Mahmoud Abbas, the Palestinian president, and Binyamin Netanyahu, the Israeli 
prime minister, met in Washington on Thursday to resume direct talks after a 
20-month suspension.

Netanyahu and Abbas agreed to keep talking and produce a framework for a 
permanent peace deal.

After returning from Washington, Netanyahu addressed ministers in the weekly 
cabinet meeting on Sunday.

"He talked about this being a historic moment for peace," AL Jazeera's Sherine 
Tadros, reporting from Jerusalem, said.

"He said Israel needs to start to find creative solutions to the complex 
questions and issues facing them, none more prominent of course than the 
question of settlements and whether the partial settlement freeze in the 
occupied West Bank will be extended past its end of September deadline."

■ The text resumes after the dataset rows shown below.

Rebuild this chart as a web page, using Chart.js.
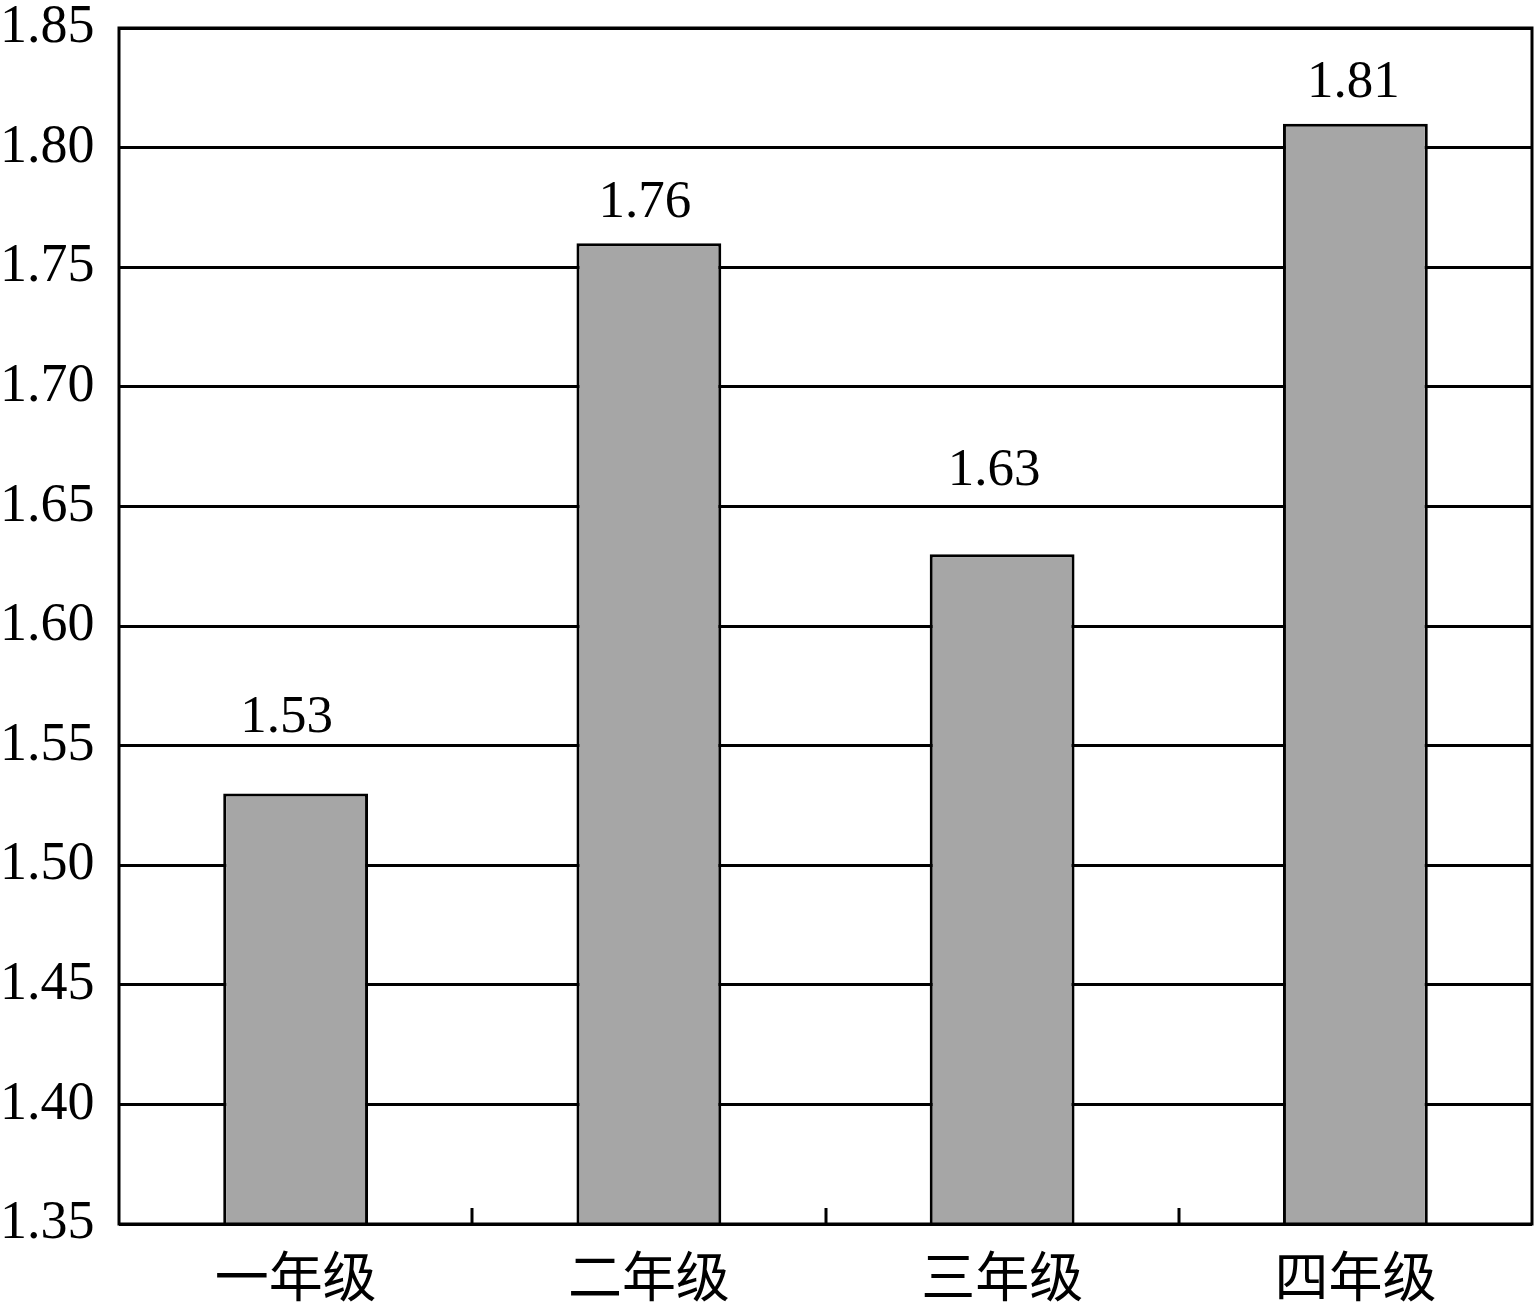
<!DOCTYPE html>
<html>
<head>
<meta charset="utf-8">
<script src="https://cdn.jsdelivr.net/npm/chart.js@4/dist/chart.umd.min.js"></script>
<style>
  html, body { margin: 0; padding: 0; background: #fff; }
  #wrap { width: 1536px; height: 1311px; }
</style>
</head>
<body>
<div id="wrap"><canvas id="chart"></canvas></div>
<script>
// grades and their values
let grades = ["一年级", "二年级", "三年级", "四年级"];
let values = [1.53, 1.76, 1.63, 1.81];
let yTicks = [1.35, 1.40, 1.45, 1.50, 1.55, 1.60, 1.65, 1.70, 1.75, 1.80, 1.85];

let serif = "'Liberation Serif', 'Times New Roman', 'Noto Sans CJK SC', serif";

// frame round the plot, inner ticks between categories, value labels
let decorPlugin = {
      id: 'decor',
      afterDatasetsDraw: (chart, args, opts) => {
            let ctx = chart.ctx;
            let area = chart.chartArea;
            let xs = chart.scales.x;
            ctx.save();
            ctx.strokeStyle = '#000';
            ctx.lineWidth = 3;
            ctx.strokeRect(area.left, area.top, area.right - area.left, area.bottom - area.top);
            for (var i = 1; i < grades.length; i++) {
                  let x = Math.round((xs.getPixelForTick(i - 1) + xs.getPixelForTick(i)) / 2);
                  ctx.beginPath();
                  ctx.moveTo(x, area.bottom);
                  ctx.lineTo(x, area.bottom - 16);
                  ctx.stroke();
            }
            ctx.fillStyle = '#000';
            ctx.font = "53px " + serif;
            ctx.textAlign = 'center';
            ctx.textBaseline = 'bottom';
            let meta = chart.getDatasetMeta(0);
            meta.data.forEach((bar, i) => {
                  ctx.fillText(values[i].toFixed(2), bar.x + opts.shifts[i], bar.y - opts.gaps[i]);
            });
            ctx.restore();
      }
};

new Chart(document.getElementById('chart').getContext('2d'), {
      type: 'bar',
      data: {
            labels: grades,
            datasets: [{
                  data: values,
                  backgroundColor: '#a6a6a6',
                  borderColor: '#000',
                  borderWidth: 3,
                  borderSkipped: false,
                  categoryPercentage: 1,
                  barPercentage: 0.41
            }]
      },
      options: {
            responsive: true,
            maintainAspectRatio: false,
            animation: false,
            layout: { padding: { top: 28, right: 4, left: 0, bottom: 0 } },
            plugins: {
                  legend: { display: false },
                  tooltip: { enabled: false },
                  decor: { gaps: [49, 14, 57, 14], shifts: [-9, -4, -8, -2] }
            },
            scales: {
                  x: {
                        grid: { display: false },
                        border: { display: false },
                        ticks: {
                              color: '#000',
                              padding: 18,
                              font: { family: serif, size: 54 }
                        },
                        afterFit: (scale) => { scale.height = 87; }
                  },
                  y: {
                        min: 1.35,
                        max: 1.85,
                        afterBuildTicks: (scale) => {
                              scale.ticks = yTicks.map(v => ({ value: v }));
                        },
                        grid: { color: '#000', lineWidth: 3, drawTicks: false },
                        border: { display: false },
                        ticks: {
                              color: '#000',
                              crossAlign: 'far',
                              padding: 0,
                              font: { family: serif, size: 54, lineHeight: 1 },
                              callback: (v) => v.toFixed(2)
                        },
                        afterFit: (scale) => {
                              scale.width = 119;
                              scale.paddingTop = 0;
                              scale.paddingBottom = 0;
                        }
                  }
            }
      },
      plugins: [decorPlugin]
});
</script>
</body>
</html>
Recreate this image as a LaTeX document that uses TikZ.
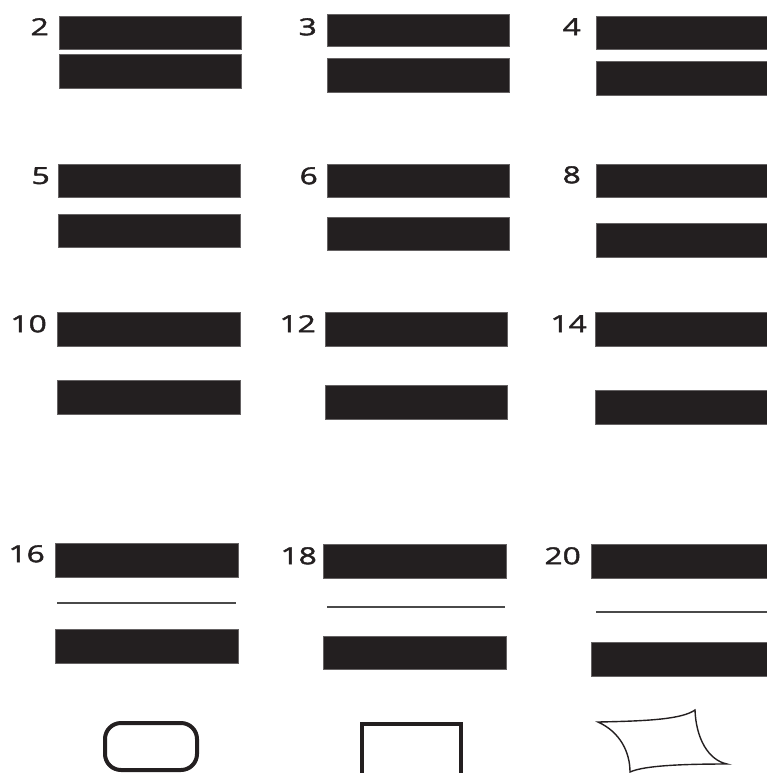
\documentclass[tikz,border=0pt]{standalone}
\usepackage{fontspec}
\setmainfont{Open Sans}
\newfontfamily\lblfont{Open Sans}[FakeBold=1.6]
\usepackage{graphicx}
\definecolor{barblack}{HTML}{231F20}
\definecolor{rulegrey}{HTML}{4A4A4A}
\tikzset{
  bar/.style={fill=barblack, draw=barblack!70, line width=0.6pt},
  thinrule/.style={draw=rulegrey, line width=2pt},
  lbl/.style={anchor=north east, inner sep=0pt, text=barblack, font=\lblfont\fontsize{23.5}{23.5}\selectfont},
  thickshape/.style={draw=barblack, line width=4pt},
  thinshape/.style={draw=barblack, line width=1.4pt, line join=miter}
}
\newcommand{\lab}[1]{\scalebox{1.35}[1]{#1}}
\begin{document}
\begin{tikzpicture}[x=1pt, y=-1pt]
\useasboundingbox (0,0) rectangle (767,773);
% Row A
\node[lbl] (l2) at (49,18) {\lab{2}};
\fill[bar] (59,16) rectangle (241,49);
\fill[bar] (59,54) rectangle (241,88);
\node[lbl] (l3) at (317,18) {\lab{3}};
\fill[bar] (327,14) rectangle (509,46);
\fill[bar] (327,58) rectangle (509,92);
\node[lbl] (l4) at (581,18) {\lab{4}};
\fill[bar] (596,16) rectangle (767,49);
\fill[bar] (596,61) rectangle (767,95);
% Row B
\node[lbl] (l5) at (50,167) {\lab{5}};
\fill[bar] (58,164) rectangle (240,197);
\fill[bar] (58,214) rectangle (240,247);
\node[lbl] (l6) at (318,167) {\lab{6}};
\fill[bar] (327,164) rectangle (509,197);
\fill[bar] (327,217) rectangle (509,250);
\node[lbl] (l8) at (581,166) {\lab{8}};
\fill[bar] (596,164) rectangle (767,197);
\fill[bar] (596,223) rectangle (767,257);
% Row C
\node[lbl] (l10) at (47,315) {\lab{10}};
\fill[bar] (57,312) rectangle (240,346);
\fill[bar] (57,380) rectangle (240,414);
\node[lbl] (l12) at (316,315) {\lab{12}};
\fill[bar] (325,312) rectangle (507,346);
\fill[bar] (325,385) rectangle (507,419);
\node[lbl] (l14) at (587,315) {\lab{14}};
\fill[bar] (595,312) rectangle (767,346);
\fill[bar] (595,390) rectangle (767,424);
% Row D
\node[lbl] (l16) at (45,545) {\lab{16}};
\fill[bar] (55,543) rectangle (238,577);
\draw[thinrule] (57,603) -- (236,603);
\fill[bar] (55,629) rectangle (238,663);
\node[lbl] (l18) at (317,547) {\lab{18}};
\fill[bar] (323,544) rectangle (506,578);
\draw[thinrule] (327,607) -- (505,607);
\fill[bar] (323,636) rectangle (506,669);
\node[lbl] (l20) at (581,547) {\lab{20}};
\fill[bar] (591,544) rectangle (767,578);
\draw[thinrule] (596,612) -- (767,612);
\fill[bar] (591,642) rectangle (767,676);
% Bottom shapes
\draw[thickshape, rounded corners=16pt] (105,723) rectangle (197,770);
\draw[thickshape, line join=miter] (362,776) -- (362,724) -- (461,724) -- (461,776);
\draw[thinshape] (598,722) .. controls (650,721) and (682,719) .. (695,710)
  .. controls (696,738) and (708,760) .. (727,764)
  .. controls (690,764) and (645,765) .. (630,772)
  .. controls (630,752) and (620,732) .. cycle;
\end{tikzpicture}
\end{document}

But Hamas, whose fighters routed forces loyal to Abbas to take over the Gaza 
Strip in 2007, rejects Abbas's negotiations.

The US, which is brokering the Israeli-Palestinian negotiations, did not invite 
Hamas to the talks, because it recognises it as a "terrorist organisation." But 
political observers say that is a misguided approach.

"Sidelining Hamas in any process to craft genuine peace between Israelis and 
Palestinian is a glaring omission  tantamount to having an elephant in the 
living room," says Larbi Sadiki, a lecturer at the University of Exeter. 
"Whether it is Obama's or the UN's negotiating room, pretending something of 
that size absent is an exercise in futility."

Sadiki says that, if invited to the negotiations, elements of Hamas would 
"readily speak directly with Israel,"because they believe that "it is better to 
get it directly from the horse's mouth."

Abbas, however, has repeatedly said he will present any peace deal to a 
national referendum, which would include the people of Gaza and the West Bank.

A vote in favour of any peace agreement would then put heavy pressure on Hamas 
to accept the will of the Palestinian people.

Abbas broke off the last round of direct talks when Israel launched a military 
assault on the Gaza Strip in December 2008.